■ **TASK TO CARRY OUT**
Set down each line of the data below exactly as it stands, dropping the pictures.

■ **DATA PROVIDED**
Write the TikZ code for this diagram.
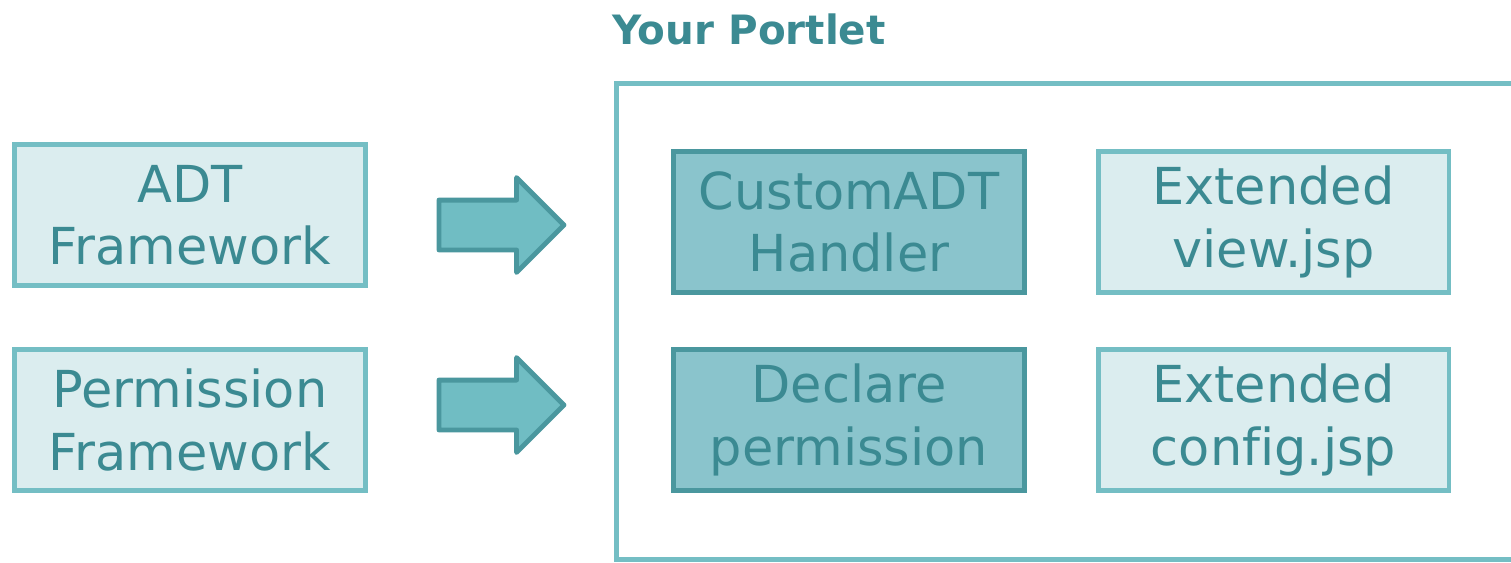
\documentclass[tikz,border=0pt]{standalone}
\usepackage{fontspec}
\setmainfont[Ligatures=NoCommon]{DejaVu Sans}
\usepackage{tikz}
\usetikzlibrary{positioning, shapes.arrows, calc}
\definecolor{txtteal}{HTML}{3B8A92}
\definecolor{lightfill}{HTML}{DBEDEF}
\definecolor{lightline}{HTML}{74BEC4}
\definecolor{darkfill}{HTML}{8AC4CC}
\definecolor{darkline}{HTML}{4A979E}
\definecolor{arrowfill}{HTML}{70BDC3}

\begin{document}
\begin{tikzpicture}[x=0.02cm, y=-0.02cm,
    font=\fontsize{29}{35.5}\selectfont,
    box/.style={draw=lightline, fill=lightfill, line width=2.8pt, text=txtteal,
      minimum width=7.02cm, minimum height=2.82cm, align=center, inner sep=0pt},
    darkbox/.style={box, draw=darkline, fill=darkfill},
    bigarrow/.style={single arrow, draw=darkline, fill=arrowfill, line width=2.8pt,
      minimum height=2.5cm, minimum width=0pt, inner xsep=0pt, inner ysep=0.45cm,
      single arrow head extend=0.45cm, line join=round}]
 			\useasboundingbox (0,0) rectangle (1511,562);
 			
 			% Frameworks
 			\node[box] (adt) at (190,215) {ADT\\Framework};
 			\node[box] (perm) at (190,420) {Permission\\Framework};
 			
 			% Arrows into the portlet
 			\node[bigarrow] (arrA) at (489,225) {};
 			\node[bigarrow] (arrB) at (489,405) {};
 			
 			% Portlet frame and title
 			\draw[lightline, line width=2.8pt] (1530,83.5) -- (616.5,83.5) -- (616.5,559.5) -- (1530,559.5);
 			\node[anchor=base west, text=txtteal, font=\fontsize{23}{28}\selectfont\bfseries, inner sep=0pt] (title) at (612,44) {Your Portlet};
 			
 			% Portlet parts
 			\node[darkbox] (handler) at (849,222) {CustomADT\\Handler};
 			\node[box] (view) at (1273.5,222) {Extended\\view.jsp};
 			\node[darkbox] (declare) at (849,420) {Declare\\permission};
 			\node[box] (config) at (1273.5,420) {Extended\\config.jsp};
 			
 		\end{tikzpicture}
\end{document}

■ **TASK SOLUTION**
Write the TikZ code for this diagram.
\documentclass[tikz,border=0pt]{standalone}
\usepackage{fontspec}
\setmainfont[Ligatures=NoCommon]{DejaVu Sans}
\usepackage{tikz}
\usetikzlibrary{positioning, shapes.arrows, calc}
\definecolor{txtteal}{HTML}{3B8A92}
\definecolor{lightfill}{HTML}{DBEDEF}
\definecolor{lightline}{HTML}{74BEC4}
\definecolor{darkfill}{HTML}{8AC4CC}
\definecolor{darkline}{HTML}{4A979E}
\definecolor{arrowfill}{HTML}{70BDC3}

\begin{document}
\begin{tikzpicture}[x=0.02cm, y=-0.02cm,
    font=\fontsize{29}{35.5}\selectfont,
    box/.style={draw=lightline, fill=lightfill, line width=2.8pt, text=txtteal,
      minimum width=7.02cm, minimum height=2.82cm, align=center, inner sep=0pt},
    darkbox/.style={box, draw=darkline, fill=darkfill},
    bigarrow/.style={single arrow, draw=darkline, fill=arrowfill, line width=2.8pt,
      minimum height=2.5cm, minimum width=0pt, inner xsep=0pt, inner ysep=0.45cm,
      single arrow head extend=0.45cm, line join=round}]
 			\useasboundingbox (0,0) rectangle (1511,562);
 			
 			% Frameworks
 			\node[box] (adt) at (190,215) {ADT\\Framework};
 			\node[box] (perm) at (190,420) {Permission\\Framework};
 			
 			% Arrows into the portlet
 			\node[bigarrow] (arrA) at (489,225) {};
 			\node[bigarrow] (arrB) at (489,405) {};
 			
 			% Portlet frame and title
 			\draw[lightline, line width=2.8pt] (1530,83.5) -- (616.5,83.5) -- (616.5,559.5) -- (1530,559.5);
 			\node[anchor=base west, text=txtteal, font=\fontsize{23}{28}\selectfont\bfseries, inner sep=0pt] (title) at (612,44) {Your Portlet};
 			
 			% Portlet parts
 			\node[darkbox] (handler) at (849,222) {CustomADT\\Handler};
 			\node[box] (view) at (1273.5,222) {Extended\\view.jsp};
 			\node[darkbox] (declare) at (849,420) {Declare\\permission};
 			\node[box] (config) at (1273.5,420) {Extended\\config.jsp};
 			
 		\end{tikzpicture}
\end{document}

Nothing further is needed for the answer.